## What is required
Keep only the lines of the data below that contain "this", and copy them.

## Items
· · ·

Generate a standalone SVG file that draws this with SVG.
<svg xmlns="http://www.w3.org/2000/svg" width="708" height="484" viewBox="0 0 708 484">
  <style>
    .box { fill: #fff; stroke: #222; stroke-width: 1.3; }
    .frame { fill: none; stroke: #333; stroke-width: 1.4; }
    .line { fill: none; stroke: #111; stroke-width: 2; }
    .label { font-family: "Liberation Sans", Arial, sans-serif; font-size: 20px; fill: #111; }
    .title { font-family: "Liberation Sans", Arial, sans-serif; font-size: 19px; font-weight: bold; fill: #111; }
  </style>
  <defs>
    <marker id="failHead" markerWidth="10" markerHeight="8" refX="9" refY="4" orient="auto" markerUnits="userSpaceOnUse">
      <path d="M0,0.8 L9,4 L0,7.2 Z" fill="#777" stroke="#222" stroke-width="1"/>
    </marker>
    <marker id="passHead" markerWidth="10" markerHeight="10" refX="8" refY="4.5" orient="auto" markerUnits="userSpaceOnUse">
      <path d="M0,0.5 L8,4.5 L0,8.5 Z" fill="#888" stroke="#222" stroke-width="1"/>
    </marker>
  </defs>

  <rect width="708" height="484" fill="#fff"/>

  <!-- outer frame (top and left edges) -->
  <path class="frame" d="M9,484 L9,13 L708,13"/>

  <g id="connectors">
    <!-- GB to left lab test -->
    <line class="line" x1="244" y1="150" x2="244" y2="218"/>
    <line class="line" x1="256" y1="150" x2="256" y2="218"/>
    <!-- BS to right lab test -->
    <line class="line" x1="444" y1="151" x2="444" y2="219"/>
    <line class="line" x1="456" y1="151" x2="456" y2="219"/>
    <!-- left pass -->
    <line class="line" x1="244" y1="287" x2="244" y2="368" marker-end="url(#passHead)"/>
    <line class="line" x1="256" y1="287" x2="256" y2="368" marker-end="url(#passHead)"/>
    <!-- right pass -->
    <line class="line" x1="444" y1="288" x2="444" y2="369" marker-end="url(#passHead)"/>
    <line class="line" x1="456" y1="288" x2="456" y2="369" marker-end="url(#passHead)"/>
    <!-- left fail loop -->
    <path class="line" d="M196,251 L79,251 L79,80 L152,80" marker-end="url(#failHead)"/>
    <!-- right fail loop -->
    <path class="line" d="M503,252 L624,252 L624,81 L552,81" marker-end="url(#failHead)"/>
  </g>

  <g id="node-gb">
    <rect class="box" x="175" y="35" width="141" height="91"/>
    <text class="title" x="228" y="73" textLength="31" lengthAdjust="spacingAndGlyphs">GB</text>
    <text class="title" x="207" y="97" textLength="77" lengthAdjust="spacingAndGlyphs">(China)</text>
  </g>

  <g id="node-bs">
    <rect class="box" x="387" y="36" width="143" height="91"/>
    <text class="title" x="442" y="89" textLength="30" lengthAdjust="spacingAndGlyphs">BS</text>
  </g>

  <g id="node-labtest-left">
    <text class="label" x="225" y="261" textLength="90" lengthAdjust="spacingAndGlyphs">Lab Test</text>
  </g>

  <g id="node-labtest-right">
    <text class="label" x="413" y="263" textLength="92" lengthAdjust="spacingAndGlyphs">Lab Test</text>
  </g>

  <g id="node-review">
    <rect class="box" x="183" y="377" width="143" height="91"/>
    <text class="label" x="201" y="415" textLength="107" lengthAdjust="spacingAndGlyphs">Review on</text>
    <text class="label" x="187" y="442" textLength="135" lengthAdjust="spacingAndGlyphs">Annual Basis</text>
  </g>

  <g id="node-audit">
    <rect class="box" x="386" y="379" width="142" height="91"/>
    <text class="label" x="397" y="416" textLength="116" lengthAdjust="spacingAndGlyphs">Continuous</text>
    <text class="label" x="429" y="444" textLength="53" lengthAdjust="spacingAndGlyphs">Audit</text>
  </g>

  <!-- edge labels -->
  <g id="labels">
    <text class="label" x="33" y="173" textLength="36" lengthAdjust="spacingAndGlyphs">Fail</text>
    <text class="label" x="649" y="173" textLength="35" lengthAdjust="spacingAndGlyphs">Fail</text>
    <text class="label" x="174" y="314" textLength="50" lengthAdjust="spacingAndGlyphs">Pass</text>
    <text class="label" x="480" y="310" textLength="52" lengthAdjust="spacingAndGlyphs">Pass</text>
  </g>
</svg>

· · ·

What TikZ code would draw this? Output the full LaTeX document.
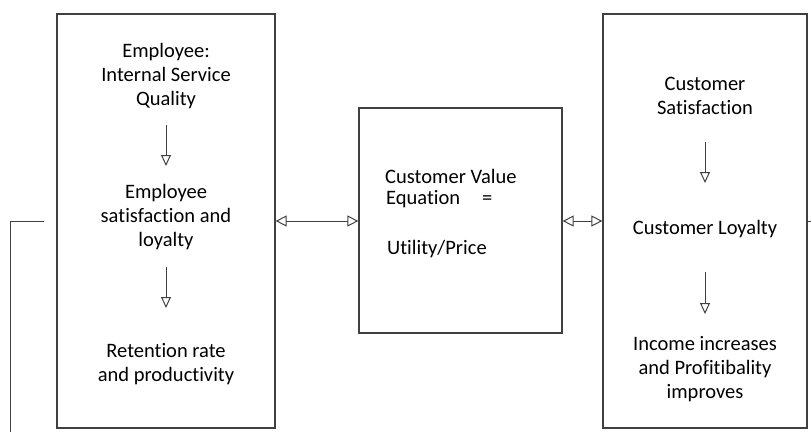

· · ·

## Written response
Generate a standalone SVG file that draws this with SVG.
What TikZ code would draw this? Output the full LaTeX document.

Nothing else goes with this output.